# Given task:
The lines from the top of the material below through the line containing "ax.plot([strike, strike], [0.53, -0.73], color=ink, lw=1.2)" are to be printed exactly, with pictures omitted.

# Dataset content:
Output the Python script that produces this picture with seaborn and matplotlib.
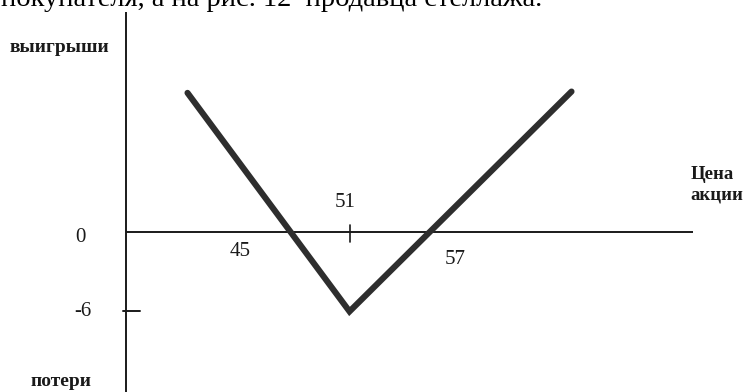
import matplotlib
matplotlib.use("Agg")
import matplotlib.pyplot as plt
import seaborn as sns
import pandas as pd

# Straddle payoff: strike 51, total premium 6, break-even points 45 and 57
strike = 51
max_loss = -6
breakevens = [45, 57]
price = [37.5, 51, 69.5]
payoff = [10.5, -6, 10.6]

caption = "покупателя, а на рис. 12  продавца стеллажа."
y_label_top = "выигрыши"
y_label_bottom = "потери"
x_label = "Цена\nакции"

sns.set_style("white")
plt.rcParams["font.family"] = ["Liberation Serif", "DejaVu Serif"]

fig = plt.figure(figsize=(7.46, 3.92), dpi=100)
ax = fig.add_axes([0, 0, 1, 1])
ax.set_xlim(21.875, 84.04)
ax.set_ylim(-12.08, 17.51)
ax.axis("off")

ink = "#1a1a1a"

# axes of the diagram
ax.plot([32.375, 32.375], [-12.5, 16.57], color=ink, lw=1.4, solid_capstyle="butt")
ax.plot([32.375, 79.625], [0, 0], color=ink, lw=1.4, solid_capstyle="butt")
ax.plot([32.125, 33.54], [max_loss, max_loss], color=ink, lw=1.4)
ax.plot([strike, strike], [0.53, -0.73], color=ink, lw=1.2)

# payoff line
df = pd.DataFrame({"price": price, "payoff": payoff})
sns.lineplot(data=df, x="price", y="payoff", sort=False, ax=ax,
             color="#2e2e2e", lw=4.4, solid_joinstyle="miter", solid_capstyle="round")
ax.set_xlabel("")
ax.set_ylabel("")

num_fs = 15
ax.text(28.6, -0.45, "0", fontsize=num_fs, ha="center", va="center", color=ink)
ax.text(28.8, max_loss, "-6", fontsize=num_fs, ha="center", va="center", color=ink)
ax.text(41.9, -1.5, str(breakevens[0]), fontsize=num_fs, ha="center", va="center", color=ink)
ax.text(50.6, 2.26, str(strike), fontsize=num_fs, ha="center", va="center", color=ink)
ax.text(59.8, -2.1, str(breakevens[1]), fontsize=num_fs, ha="center", va="center", color=ink)

ax.text(79.4, 3.55, x_label, fontsize=13.5, ha="left", va="center", color=ink,
        linespacing=1.3, fontweight="bold")
ax.text(22.7, 13.9, y_label_top, fontsize=14, ha="left", va="center", color=ink,
        fontweight="bold")
ax.text(24.4, -11.3, y_label_bottom, fontsize=14, ha="left", va="center", color=ink,
        fontweight="bold")

ax.text(21.96, 17.05, caption, fontsize=20.5, ha="left", va="baseline", color="black")

fig.savefig("out.png", dpi=100)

# Task result:
Output the Python script that produces this picture with seaborn and matplotlib.
import matplotlib
matplotlib.use("Agg")
import matplotlib.pyplot as plt
import seaborn as sns
import pandas as pd

# Straddle payoff: strike 51, total premium 6, break-even points 45 and 57
strike = 51
max_loss = -6
breakevens = [45, 57]
price = [37.5, 51, 69.5]
payoff = [10.5, -6, 10.6]

caption = "покупателя, а на рис. 12  продавца стеллажа."
y_label_top = "выигрыши"
y_label_bottom = "потери"
x_label = "Цена\nакции"

sns.set_style("white")
plt.rcParams["font.family"] = ["Liberation Serif", "DejaVu Serif"]

fig = plt.figure(figsize=(7.46, 3.92), dpi=100)
ax = fig.add_axes([0, 0, 1, 1])
ax.set_xlim(21.875, 84.04)
ax.set_ylim(-12.08, 17.51)
ax.axis("off")

ink = "#1a1a1a"

# axes of the diagram
ax.plot([32.375, 32.375], [-12.5, 16.57], color=ink, lw=1.4, solid_capstyle="butt")
ax.plot([32.375, 79.625], [0, 0], color=ink, lw=1.4, solid_capstyle="butt")
ax.plot([32.125, 33.54], [max_loss, max_loss], color=ink, lw=1.4)
ax.plot([strike, strike], [0.53, -0.73], color=ink, lw=1.2)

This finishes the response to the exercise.